State the number of lines that contain "code", with no other text.

═══ DATA SUPPLIED

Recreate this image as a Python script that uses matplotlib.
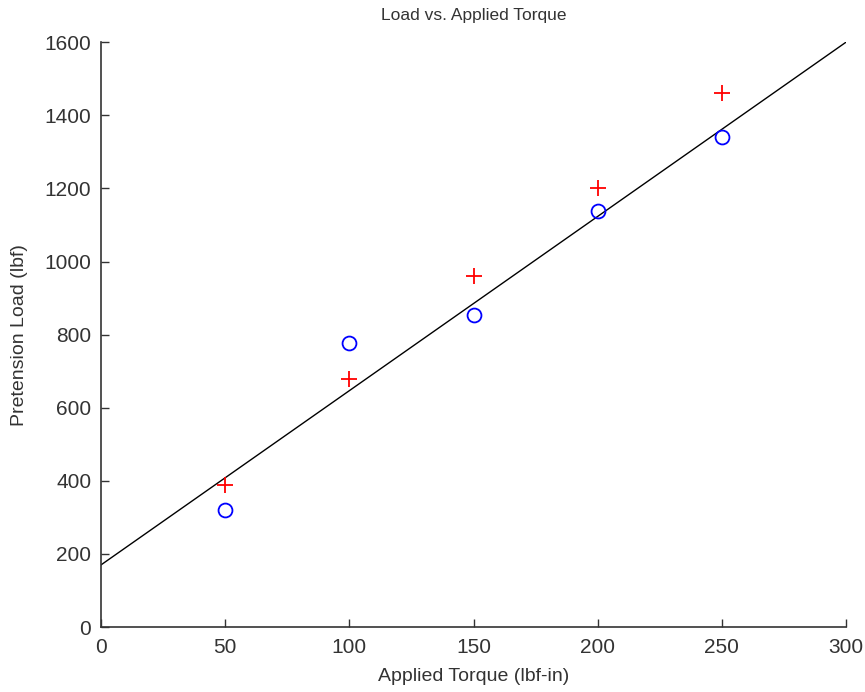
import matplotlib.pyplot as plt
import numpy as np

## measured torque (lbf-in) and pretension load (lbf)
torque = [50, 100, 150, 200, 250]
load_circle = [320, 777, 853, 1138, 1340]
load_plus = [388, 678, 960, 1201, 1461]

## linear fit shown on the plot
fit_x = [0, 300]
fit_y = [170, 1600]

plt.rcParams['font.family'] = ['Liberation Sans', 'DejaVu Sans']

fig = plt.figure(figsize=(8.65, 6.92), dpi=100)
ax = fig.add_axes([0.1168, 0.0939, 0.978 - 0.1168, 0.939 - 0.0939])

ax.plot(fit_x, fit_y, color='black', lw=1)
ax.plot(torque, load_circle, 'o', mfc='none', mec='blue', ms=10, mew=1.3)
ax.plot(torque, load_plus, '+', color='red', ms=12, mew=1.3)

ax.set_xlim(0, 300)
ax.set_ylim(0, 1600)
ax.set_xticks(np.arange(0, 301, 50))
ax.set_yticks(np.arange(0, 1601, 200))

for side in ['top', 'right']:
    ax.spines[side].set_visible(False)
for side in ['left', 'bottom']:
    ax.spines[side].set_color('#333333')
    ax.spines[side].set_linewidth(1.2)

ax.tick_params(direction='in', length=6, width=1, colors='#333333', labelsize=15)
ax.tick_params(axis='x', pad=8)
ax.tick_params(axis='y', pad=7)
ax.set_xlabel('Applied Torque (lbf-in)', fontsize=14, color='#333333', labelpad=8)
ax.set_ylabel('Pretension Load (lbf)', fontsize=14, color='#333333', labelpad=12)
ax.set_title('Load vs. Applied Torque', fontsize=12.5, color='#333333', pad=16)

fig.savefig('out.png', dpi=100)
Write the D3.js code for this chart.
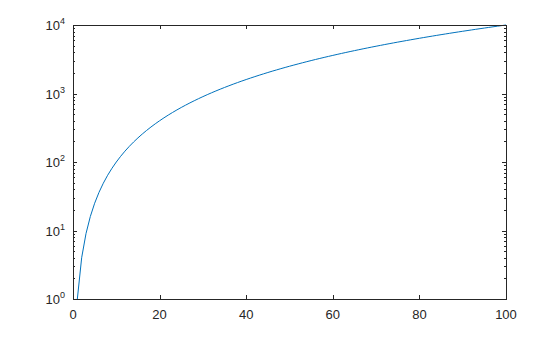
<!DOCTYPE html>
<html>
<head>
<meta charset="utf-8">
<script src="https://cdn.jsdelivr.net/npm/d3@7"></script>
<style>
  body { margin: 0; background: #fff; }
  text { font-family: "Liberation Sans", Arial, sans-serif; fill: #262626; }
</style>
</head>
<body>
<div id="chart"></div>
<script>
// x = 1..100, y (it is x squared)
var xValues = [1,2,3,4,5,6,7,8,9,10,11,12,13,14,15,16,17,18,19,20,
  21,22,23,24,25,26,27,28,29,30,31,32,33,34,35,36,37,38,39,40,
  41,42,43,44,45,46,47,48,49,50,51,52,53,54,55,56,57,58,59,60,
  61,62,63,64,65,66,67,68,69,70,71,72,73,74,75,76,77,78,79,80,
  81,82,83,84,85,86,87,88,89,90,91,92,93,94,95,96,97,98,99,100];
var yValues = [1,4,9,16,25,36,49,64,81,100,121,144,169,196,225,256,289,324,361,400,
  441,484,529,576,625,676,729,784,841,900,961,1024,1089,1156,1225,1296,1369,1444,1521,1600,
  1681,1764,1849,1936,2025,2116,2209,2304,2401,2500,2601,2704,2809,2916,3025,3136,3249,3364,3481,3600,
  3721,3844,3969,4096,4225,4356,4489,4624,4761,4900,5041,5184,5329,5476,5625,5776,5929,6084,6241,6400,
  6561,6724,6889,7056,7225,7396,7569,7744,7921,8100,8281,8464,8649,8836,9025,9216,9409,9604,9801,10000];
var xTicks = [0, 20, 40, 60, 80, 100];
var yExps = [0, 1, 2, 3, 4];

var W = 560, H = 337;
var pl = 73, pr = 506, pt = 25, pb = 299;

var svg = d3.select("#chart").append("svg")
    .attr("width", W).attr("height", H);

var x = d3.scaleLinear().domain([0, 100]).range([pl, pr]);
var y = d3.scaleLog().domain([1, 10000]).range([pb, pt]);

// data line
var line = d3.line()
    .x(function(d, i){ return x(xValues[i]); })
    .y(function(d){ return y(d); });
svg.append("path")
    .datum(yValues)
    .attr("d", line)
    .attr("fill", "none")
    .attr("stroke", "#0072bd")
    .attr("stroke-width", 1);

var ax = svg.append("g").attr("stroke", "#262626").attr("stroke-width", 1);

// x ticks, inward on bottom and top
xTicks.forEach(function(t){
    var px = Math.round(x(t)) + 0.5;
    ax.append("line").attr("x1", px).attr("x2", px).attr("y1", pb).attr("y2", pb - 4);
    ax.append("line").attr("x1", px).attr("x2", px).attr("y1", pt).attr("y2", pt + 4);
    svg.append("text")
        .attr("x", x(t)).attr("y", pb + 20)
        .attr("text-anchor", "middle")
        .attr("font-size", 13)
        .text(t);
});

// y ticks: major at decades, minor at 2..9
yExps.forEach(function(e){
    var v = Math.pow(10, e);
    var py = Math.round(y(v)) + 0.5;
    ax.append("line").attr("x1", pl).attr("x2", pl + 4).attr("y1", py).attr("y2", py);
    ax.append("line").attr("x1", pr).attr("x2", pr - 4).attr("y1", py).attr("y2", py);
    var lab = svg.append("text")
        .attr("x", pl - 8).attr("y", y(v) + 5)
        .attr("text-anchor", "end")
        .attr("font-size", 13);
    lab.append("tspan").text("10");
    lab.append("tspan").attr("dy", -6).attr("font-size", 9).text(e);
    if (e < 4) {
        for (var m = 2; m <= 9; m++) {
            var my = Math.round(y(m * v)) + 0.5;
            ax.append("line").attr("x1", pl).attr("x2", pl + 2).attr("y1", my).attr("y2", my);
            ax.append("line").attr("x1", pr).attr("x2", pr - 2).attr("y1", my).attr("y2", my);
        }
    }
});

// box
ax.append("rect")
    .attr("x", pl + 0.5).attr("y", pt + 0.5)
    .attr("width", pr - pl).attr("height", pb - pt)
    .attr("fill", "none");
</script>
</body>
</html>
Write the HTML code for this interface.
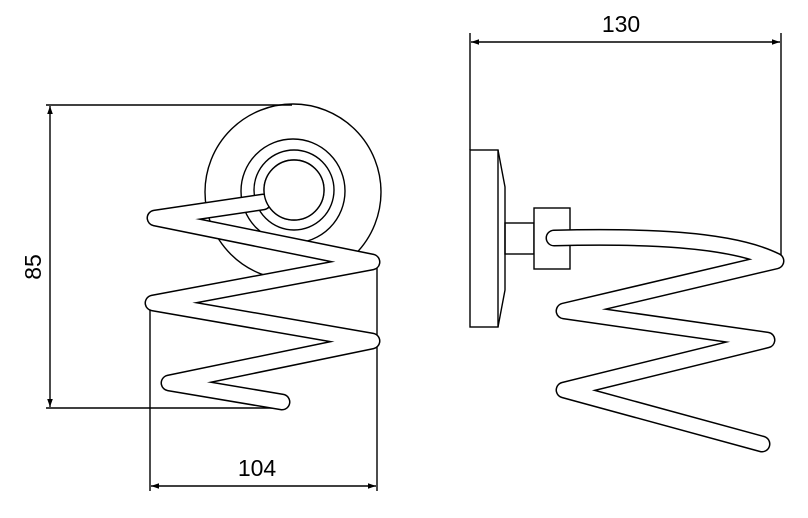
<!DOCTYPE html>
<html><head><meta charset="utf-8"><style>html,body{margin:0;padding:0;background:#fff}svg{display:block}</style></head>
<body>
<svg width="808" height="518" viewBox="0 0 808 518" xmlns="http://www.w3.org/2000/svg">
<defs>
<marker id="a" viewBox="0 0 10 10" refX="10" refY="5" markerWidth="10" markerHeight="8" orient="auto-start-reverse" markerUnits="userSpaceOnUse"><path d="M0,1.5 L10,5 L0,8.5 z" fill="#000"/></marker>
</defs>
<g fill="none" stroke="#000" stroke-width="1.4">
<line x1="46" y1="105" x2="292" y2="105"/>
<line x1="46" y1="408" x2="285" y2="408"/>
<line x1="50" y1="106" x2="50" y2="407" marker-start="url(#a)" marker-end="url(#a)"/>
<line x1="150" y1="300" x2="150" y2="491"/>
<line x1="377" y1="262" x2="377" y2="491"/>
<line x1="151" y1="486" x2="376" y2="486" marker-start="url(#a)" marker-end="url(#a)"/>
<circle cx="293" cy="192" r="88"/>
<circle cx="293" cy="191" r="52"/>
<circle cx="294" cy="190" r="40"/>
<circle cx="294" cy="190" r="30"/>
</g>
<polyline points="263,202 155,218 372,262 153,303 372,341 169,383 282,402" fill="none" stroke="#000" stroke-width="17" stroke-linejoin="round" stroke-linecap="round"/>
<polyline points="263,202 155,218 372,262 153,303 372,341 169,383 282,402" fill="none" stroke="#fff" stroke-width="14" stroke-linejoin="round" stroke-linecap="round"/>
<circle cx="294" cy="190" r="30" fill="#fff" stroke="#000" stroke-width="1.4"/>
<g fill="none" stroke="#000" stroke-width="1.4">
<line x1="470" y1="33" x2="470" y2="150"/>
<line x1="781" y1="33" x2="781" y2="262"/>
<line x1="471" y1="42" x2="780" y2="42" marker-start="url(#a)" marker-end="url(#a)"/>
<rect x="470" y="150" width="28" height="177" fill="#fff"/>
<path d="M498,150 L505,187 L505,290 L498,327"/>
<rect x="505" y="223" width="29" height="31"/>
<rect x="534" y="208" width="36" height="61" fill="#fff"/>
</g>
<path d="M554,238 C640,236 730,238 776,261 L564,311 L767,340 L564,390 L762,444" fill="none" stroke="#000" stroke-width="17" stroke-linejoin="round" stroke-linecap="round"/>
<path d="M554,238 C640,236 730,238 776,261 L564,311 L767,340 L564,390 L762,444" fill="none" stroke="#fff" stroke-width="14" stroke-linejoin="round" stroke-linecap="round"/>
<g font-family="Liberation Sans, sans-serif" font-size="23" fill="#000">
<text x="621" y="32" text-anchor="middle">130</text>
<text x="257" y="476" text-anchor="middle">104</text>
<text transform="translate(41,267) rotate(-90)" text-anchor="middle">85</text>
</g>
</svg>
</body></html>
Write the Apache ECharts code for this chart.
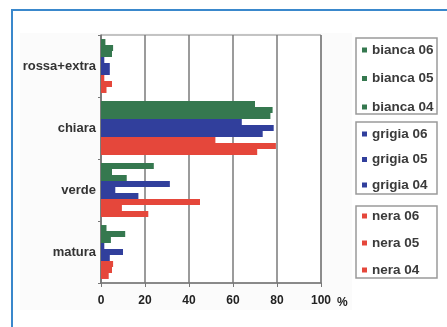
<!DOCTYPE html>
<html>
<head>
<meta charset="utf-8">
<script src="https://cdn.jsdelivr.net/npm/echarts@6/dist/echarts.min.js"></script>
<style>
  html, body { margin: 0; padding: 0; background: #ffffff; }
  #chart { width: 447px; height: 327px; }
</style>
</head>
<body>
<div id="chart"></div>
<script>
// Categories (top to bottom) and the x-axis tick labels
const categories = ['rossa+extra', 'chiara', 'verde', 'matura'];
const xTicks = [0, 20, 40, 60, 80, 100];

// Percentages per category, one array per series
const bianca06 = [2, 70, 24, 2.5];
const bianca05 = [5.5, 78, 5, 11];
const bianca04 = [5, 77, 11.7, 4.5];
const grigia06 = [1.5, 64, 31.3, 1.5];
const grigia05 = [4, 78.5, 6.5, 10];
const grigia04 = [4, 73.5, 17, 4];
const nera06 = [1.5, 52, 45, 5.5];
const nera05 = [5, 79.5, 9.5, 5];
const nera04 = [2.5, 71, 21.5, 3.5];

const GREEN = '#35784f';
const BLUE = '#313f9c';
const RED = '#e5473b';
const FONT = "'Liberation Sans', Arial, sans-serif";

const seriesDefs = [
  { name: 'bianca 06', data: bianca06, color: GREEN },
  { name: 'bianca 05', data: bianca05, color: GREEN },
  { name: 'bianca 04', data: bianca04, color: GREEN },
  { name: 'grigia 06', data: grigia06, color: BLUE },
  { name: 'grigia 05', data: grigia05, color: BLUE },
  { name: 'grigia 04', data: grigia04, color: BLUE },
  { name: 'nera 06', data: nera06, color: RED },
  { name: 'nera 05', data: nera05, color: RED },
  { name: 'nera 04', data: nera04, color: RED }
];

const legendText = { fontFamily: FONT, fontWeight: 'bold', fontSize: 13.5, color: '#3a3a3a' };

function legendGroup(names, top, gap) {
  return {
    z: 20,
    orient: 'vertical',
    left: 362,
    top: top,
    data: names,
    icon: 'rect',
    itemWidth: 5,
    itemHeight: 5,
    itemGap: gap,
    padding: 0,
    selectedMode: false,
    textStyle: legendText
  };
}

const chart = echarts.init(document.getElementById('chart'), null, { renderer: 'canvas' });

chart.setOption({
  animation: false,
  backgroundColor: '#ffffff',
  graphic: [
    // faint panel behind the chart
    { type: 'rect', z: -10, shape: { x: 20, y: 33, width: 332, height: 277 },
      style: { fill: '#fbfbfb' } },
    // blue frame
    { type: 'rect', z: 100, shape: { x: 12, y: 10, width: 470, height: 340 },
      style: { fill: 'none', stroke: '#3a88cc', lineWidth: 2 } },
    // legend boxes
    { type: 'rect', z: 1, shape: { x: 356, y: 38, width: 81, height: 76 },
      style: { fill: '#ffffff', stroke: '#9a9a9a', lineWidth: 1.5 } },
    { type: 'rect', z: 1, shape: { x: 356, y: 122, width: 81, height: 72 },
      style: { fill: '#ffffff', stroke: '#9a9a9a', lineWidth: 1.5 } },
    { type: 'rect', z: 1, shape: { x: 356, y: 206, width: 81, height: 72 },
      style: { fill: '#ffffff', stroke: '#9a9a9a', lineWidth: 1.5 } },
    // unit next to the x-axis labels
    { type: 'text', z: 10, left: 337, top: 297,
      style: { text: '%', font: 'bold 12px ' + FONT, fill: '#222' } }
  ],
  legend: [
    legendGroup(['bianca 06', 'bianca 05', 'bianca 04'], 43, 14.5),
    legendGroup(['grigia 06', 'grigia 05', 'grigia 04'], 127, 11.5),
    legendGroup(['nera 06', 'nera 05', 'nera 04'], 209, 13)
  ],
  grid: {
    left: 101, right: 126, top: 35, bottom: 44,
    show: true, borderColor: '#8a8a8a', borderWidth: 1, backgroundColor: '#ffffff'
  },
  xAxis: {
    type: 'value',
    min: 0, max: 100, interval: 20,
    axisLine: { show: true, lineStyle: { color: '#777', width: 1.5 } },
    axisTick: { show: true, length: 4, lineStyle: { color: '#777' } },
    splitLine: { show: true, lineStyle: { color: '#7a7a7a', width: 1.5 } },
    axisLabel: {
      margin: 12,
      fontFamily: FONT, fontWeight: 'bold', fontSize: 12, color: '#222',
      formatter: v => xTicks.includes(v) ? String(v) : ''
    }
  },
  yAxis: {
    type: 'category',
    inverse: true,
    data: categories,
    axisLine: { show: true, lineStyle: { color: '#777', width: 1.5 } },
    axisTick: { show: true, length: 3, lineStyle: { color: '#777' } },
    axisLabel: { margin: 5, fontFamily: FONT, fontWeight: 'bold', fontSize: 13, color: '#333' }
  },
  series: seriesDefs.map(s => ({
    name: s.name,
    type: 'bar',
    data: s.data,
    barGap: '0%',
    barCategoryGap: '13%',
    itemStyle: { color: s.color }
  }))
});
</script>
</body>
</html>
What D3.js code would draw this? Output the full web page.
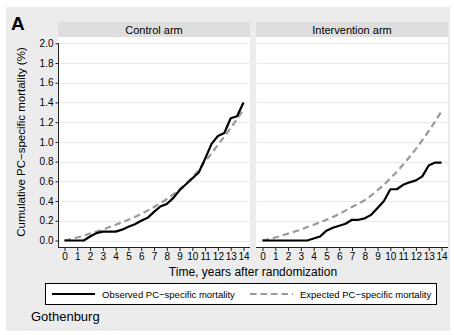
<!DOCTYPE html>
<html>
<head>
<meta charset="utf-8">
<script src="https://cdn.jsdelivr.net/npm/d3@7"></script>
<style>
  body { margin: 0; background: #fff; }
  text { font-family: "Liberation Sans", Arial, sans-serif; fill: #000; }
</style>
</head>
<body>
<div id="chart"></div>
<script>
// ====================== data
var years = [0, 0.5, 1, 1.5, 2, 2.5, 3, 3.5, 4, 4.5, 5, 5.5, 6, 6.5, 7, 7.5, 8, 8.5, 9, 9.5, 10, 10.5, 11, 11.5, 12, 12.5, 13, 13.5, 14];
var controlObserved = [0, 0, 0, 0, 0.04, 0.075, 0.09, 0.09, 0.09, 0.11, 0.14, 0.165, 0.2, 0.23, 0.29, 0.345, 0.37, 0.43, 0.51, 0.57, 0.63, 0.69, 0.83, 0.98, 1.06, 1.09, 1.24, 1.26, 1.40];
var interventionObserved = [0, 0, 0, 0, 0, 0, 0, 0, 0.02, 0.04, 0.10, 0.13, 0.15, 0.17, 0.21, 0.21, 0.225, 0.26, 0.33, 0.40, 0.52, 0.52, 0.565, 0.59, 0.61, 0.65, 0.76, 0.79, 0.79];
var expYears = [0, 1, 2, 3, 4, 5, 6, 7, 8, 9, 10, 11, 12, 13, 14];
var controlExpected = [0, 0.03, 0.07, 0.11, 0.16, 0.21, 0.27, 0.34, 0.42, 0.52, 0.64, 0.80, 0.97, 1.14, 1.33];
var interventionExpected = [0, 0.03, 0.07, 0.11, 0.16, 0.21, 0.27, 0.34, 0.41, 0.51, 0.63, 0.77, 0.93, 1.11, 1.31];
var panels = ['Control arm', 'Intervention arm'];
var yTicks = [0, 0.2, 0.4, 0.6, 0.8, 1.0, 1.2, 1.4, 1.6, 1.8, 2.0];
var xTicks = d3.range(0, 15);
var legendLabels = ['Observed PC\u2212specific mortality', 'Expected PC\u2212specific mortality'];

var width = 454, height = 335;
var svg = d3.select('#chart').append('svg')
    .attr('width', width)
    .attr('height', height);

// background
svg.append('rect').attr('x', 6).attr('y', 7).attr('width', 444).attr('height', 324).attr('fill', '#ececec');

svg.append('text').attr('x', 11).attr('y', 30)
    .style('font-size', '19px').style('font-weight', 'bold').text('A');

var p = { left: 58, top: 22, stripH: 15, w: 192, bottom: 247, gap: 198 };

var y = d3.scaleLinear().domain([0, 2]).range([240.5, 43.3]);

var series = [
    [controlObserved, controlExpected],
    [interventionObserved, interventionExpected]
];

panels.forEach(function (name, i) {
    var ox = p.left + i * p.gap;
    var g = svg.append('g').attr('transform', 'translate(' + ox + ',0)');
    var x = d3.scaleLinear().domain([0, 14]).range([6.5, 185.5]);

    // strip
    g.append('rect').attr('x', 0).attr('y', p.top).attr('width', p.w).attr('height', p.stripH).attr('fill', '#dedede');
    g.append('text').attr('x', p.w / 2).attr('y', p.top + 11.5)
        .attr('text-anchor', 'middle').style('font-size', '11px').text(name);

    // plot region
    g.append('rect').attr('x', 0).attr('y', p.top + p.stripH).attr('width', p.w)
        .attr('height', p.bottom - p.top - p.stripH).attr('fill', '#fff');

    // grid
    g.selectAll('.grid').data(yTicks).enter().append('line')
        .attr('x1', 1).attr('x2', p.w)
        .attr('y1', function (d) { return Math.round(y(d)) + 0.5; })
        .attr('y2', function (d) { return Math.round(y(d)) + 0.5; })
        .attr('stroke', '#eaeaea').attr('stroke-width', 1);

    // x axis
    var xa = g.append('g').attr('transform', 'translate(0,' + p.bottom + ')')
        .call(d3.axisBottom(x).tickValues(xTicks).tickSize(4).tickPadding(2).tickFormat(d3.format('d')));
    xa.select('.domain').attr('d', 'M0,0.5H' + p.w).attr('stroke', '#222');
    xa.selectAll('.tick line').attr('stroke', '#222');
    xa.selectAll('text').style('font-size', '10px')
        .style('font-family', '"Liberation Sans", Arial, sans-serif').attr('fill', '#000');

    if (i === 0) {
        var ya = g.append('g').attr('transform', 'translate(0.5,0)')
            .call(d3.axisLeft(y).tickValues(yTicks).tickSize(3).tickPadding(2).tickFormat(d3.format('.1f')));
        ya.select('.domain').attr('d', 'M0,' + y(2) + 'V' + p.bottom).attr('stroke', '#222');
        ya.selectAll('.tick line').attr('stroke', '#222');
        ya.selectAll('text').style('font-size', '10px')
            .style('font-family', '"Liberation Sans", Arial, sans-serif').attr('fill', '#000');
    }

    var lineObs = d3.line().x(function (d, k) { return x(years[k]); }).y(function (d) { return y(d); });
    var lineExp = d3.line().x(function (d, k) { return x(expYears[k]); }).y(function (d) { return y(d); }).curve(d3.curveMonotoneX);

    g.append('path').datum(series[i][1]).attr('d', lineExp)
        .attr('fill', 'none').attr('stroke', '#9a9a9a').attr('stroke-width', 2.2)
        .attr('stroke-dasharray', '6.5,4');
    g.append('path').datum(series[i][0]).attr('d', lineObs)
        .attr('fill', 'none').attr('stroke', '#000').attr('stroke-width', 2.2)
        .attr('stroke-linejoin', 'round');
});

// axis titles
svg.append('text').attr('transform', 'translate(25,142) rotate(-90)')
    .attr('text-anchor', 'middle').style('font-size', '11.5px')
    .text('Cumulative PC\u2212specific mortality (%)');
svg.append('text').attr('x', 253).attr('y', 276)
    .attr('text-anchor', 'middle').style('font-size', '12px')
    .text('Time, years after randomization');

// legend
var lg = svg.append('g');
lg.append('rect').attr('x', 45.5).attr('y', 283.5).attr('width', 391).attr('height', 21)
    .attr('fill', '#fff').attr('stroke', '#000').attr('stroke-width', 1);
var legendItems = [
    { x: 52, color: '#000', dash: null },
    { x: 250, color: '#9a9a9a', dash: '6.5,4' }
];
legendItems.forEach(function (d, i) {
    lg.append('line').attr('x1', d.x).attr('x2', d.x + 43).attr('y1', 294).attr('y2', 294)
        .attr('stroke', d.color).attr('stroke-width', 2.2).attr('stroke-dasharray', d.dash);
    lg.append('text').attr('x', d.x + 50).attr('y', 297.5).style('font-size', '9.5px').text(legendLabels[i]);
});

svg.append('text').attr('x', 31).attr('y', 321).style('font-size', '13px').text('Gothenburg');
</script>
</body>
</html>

══════

◆ EXPECTED OUTPUT ◆
4